In a bowl, combine the vegetables, cheeses and egg. Adjust the seasonings. Set aside.
Carefully clean the squash blossoms free of dirt and split the squash end in half lengthwise (not cutting it free from the blossom) to open it up for better cooking. Open the blossom end and divide the filling among the blossoms, closing the end back up after it has been stuffed.
Prepare the coulis and tempura batter.
ROASTED RED PEPPER COULIS: 1 pound red peppers, roasted, peeled, seeded and roughly chopped 1 tablespoon diced shallots 1/2 cup white wine Salt and pepper
Cook all the ingredients in a large saute pan for 20 minutes and puree until smooth. Strain for a more refined sauce. Adjust the seasonings.

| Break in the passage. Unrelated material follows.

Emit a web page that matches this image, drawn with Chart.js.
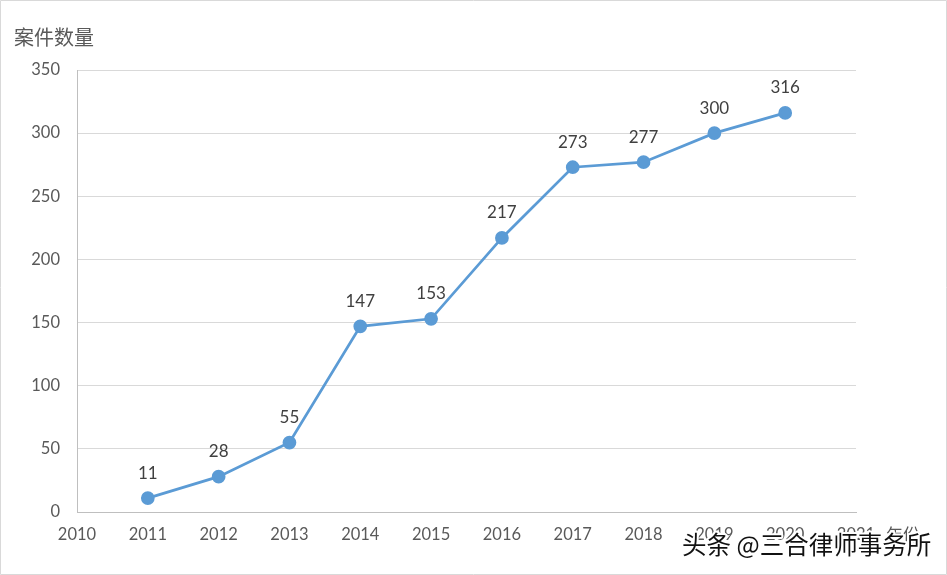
<!DOCTYPE html>
<html>
<head>
<meta charset="utf-8">
<script src="https://cdn.jsdelivr.net/npm/chart.js@4"></script>
<style>
  html, body { margin: 0; padding: 0; background: #fff; }
  #wrap { width: 947px; height: 575px; position: relative; }
</style>
</head>
<body>
<div id="wrap"><canvas id="lineChart" width="947" height="575"></canvas></div>
<script>
// Daten
const years = [2011, 2012, 2013, 2014, 2015, 2016, 2017, 2018, 2019, 2020];
const cases = [11, 28, 55, 147, 153, 217, 273, 277, 300, 316];
const yTitle = '案件数量';
const xTitle = '年份';
const watermark = '头条 @三合律师事务所';

const numFont = "'Lato', 'Noto Sans CJK SC', sans-serif";
const cjkFont = "'Noto Sans CJK SC', sans-serif";

// Beschriftungen, Achsentitel und Wasserzeichen
const extras = {
  id: 'extras',
  afterDatasetsDraw(chart) {
    const ctx = chart.ctx;
    const meta = chart.getDatasetMeta(0);
    ctx.save();
    ctx.font = '17px ' + numFont;
    ctx.fillStyle = '#404040';
    ctx.textAlign = 'center';
    ctx.textBaseline = 'middle';
    meta.data.forEach((pt, i) => {
      ctx.fillText(String(cases[i]), pt.x, pt.y - 25);
    });
    ctx.restore();
  },
  afterDraw(chart) {
    const ctx = chart.ctx;
    ctx.save();
    ctx.font = '20px ' + cjkFont;
    ctx.fillStyle = '#595959';
    ctx.textBaseline = 'middle';
    ctx.textAlign = 'left';
    ctx.fillText(yTitle, 14, 37);
    ctx.font = '17px ' + cjkFont;
    ctx.fillText(xTitle, 886, 535);

    // Wasserzeichen
    ctx.font = '24.5px ' + cjkFont;
    ctx.lineWidth = 4;
    ctx.strokeStyle = '#ffffff';
    ctx.lineJoin = 'round';
    ctx.strokeText(watermark, 682, 545);
    ctx.fillStyle = '#111111';
    ctx.fillText(watermark, 682, 545);

    // Rahmen
    ctx.strokeStyle = '#d9d9d9';
    ctx.lineWidth = 1;
    ctx.strokeRect(0.5, 0.5, 946, 574);
    ctx.restore();
  }
};

const ctx = document.getElementById('lineChart').getContext('2d');
new Chart(ctx, {
  type: 'line',
  data: {
    datasets: [{
      data: years.map((y, i) => ({ x: y, y: cases[i] })),
      borderColor: '#5b9bd5',
      backgroundColor: '#5b9bd5',
      borderWidth: 2.75,
      pointRadius: 5.5,
      pointBackgroundColor: '#5b9bd5',
      pointBorderColor: '#5b9bd5',
      tension: 0
    }]
  },
  options: {
    responsive: false,
    animation: false,
    layout: { padding: { left: 0, top: 70, right: 91, bottom: 0 } },
    plugins: { legend: { display: false }, tooltip: { enabled: false } },
    scales: {
      x: {
        type: 'linear',
        min: 2010,
        max: 2021,
        afterFit: s => { s.height = 63; },
        grid: { display: false, drawTicks: false },
        border: { display: true, color: '#bfbfbf', width: 1 },
        ticks: {
          stepSize: 1,
          padding: 13,
          color: '#595959',
          font: { size: 16.5, family: numFont },
          callback: v => String(v)
        }
      },
      y: {
        min: 0,
        max: 350,
        afterFit: s => { s.width = 77; },
        grid: { color: '#d9d9d9', drawTicks: false },
        border: { display: true, color: '#bfbfbf', width: 1 },
        ticks: {
          stepSize: 50,
          padding: 17,
          color: '#595959',
          font: { size: 16.5, family: numFont }
        }
      }
    }
  },
  plugins: [extras]
});
</script>
</body>
</html>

TEMPURA BATTER: 1 pound flour (3 cups) 1/2 pound cornstarch (1 1/2 cups) 2 tablespoons baking powder 1 tablespoon baking soda 1 teaspoon salt 2 eggs, beaten 1 cup ice cubes Up to 1 1/2 cups club soda 1/4 cup flour for dredging
Combine all the dry ingredients in a bowl. With a whisk, work in the eggs, ice cubes and 1 cup of the club soda until you reach a thick, bubbly, pancake batter- like consistency.
Heat the oil for deep frying.
Carefully dredge the stuffed blossoms in 1/4 cup flour, shaking off the excess. Dip them individually into the batter, and into the fryer. Turn them gently as they fry. Fry until golden and hot in the middle, about 5 minutes.
Place atop the red pepper coulis and serve.